The idea of Brahma: Brahma is the resting place of Heaven and Earth and all other things, and we can understand His idea from the character of the soul.

The character of the soul: The soul is the supporter of prana or vital breath, but the two are different. It is associated with the vital breath in accordance with a law so that it may live in the world and act and create.

It is imperishable because it abides in Ether, and that too is so in accordance with a law.

It is small in size but great in action, and can make itself manifest only through the body in which it abides, and by means of which it acts. But we cannot define it by meant of words.

So far as the body is concerned, it fills the whole of it, but abides more specially in the heart.

We cannot deny that the soul is an actor, or that it has form, for it is always known by its "subtle body", which is its form, and by means of which it acts. It is eternal, because this "subtle body" of it is eternal too. The actions of the soul are of various kinds; and they arise from its own natural activity.

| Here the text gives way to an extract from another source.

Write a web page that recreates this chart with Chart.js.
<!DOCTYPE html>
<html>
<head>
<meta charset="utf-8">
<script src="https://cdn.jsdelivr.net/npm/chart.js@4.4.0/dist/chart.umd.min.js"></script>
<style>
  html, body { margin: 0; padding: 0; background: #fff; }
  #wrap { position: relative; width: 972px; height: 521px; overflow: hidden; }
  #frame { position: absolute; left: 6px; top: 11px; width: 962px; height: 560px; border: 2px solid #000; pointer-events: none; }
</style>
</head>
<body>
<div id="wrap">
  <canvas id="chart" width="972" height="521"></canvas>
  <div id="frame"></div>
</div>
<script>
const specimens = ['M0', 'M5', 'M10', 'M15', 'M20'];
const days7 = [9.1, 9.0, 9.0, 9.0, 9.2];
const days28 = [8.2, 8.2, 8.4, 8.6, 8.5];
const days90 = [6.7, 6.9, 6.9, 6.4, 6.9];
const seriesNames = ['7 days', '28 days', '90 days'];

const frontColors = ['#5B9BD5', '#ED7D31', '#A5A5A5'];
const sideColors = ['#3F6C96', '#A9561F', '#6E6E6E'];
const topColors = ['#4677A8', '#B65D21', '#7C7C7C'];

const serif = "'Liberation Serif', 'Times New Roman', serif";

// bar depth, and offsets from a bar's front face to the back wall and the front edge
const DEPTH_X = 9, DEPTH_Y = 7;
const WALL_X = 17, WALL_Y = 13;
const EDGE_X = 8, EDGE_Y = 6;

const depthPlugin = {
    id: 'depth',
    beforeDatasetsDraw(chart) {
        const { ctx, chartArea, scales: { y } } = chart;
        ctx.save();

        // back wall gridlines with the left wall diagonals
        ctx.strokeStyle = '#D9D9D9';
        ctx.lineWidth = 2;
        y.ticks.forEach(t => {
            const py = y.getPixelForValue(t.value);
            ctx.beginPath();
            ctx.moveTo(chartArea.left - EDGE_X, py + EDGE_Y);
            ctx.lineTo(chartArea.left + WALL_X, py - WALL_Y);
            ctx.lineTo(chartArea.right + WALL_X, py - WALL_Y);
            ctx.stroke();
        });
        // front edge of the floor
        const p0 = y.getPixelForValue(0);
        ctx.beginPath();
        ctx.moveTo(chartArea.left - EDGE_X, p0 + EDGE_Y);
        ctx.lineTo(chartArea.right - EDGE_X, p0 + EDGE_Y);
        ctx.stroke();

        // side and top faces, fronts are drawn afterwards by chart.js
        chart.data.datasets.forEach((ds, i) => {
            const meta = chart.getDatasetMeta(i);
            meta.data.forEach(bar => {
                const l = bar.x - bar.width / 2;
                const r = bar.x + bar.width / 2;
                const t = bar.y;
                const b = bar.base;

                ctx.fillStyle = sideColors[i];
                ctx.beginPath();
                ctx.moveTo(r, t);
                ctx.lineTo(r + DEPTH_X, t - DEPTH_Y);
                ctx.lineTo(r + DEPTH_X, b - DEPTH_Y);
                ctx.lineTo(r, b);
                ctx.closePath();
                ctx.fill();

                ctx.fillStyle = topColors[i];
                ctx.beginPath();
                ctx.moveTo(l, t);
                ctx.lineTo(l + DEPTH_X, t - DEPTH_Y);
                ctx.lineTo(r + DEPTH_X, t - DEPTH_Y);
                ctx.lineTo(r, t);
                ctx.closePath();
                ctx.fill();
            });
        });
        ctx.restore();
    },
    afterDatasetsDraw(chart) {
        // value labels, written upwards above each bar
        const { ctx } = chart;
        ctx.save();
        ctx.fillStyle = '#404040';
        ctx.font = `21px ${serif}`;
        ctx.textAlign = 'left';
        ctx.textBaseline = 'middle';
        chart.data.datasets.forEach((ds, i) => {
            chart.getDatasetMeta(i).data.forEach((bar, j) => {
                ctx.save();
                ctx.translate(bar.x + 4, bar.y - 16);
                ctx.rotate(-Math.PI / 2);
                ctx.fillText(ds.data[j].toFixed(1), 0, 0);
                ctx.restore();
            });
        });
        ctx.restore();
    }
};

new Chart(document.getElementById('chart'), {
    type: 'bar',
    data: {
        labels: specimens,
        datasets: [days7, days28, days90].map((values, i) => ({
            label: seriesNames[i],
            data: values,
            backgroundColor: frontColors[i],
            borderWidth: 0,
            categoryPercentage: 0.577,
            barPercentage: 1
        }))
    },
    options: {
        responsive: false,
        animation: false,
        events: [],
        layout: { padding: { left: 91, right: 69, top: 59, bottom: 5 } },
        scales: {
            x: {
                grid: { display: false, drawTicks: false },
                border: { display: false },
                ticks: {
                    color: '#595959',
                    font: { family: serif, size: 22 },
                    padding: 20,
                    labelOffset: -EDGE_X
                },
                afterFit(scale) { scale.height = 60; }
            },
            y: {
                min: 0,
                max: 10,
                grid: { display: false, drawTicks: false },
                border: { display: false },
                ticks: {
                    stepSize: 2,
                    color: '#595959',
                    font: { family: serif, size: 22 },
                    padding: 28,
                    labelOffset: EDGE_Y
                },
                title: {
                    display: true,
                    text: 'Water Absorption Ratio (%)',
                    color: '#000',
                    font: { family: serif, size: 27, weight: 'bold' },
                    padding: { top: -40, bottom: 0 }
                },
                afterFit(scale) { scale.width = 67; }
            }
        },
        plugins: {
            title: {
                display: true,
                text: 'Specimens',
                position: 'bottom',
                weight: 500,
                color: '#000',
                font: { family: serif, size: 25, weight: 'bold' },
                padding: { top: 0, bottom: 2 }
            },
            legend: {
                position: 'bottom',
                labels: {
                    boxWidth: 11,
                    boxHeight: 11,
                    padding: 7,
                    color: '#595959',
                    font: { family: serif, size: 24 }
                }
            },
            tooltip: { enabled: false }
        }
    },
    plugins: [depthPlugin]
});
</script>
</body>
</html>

The soul is an actor, and the body is its form; but no language can describe it truly as it is. It is sometimes described in terms of prana or vital breath; but the two cannot be identified.

The soul is an actor, and the body is its form. It is minute but all-pervading, because of its special characteristics; and it is because it depends on the body for its manifestation, that it desires to have different objects of Nature.

No language can describe the soul as it is, but its best description is that it is like the intellect. At the same time we cannot deny that it is an actor; and the original idea of the science of Astrology is based on its conception as such. It is for this reason that it is also described in terms of prana or the vital breath, which is its chief instrument of action.

There are some who would identify the soul with the vital breath; but the logical consequence of this would be that we should regard Prakrti or Nature as the sole supreme creator of the universe, including the soul.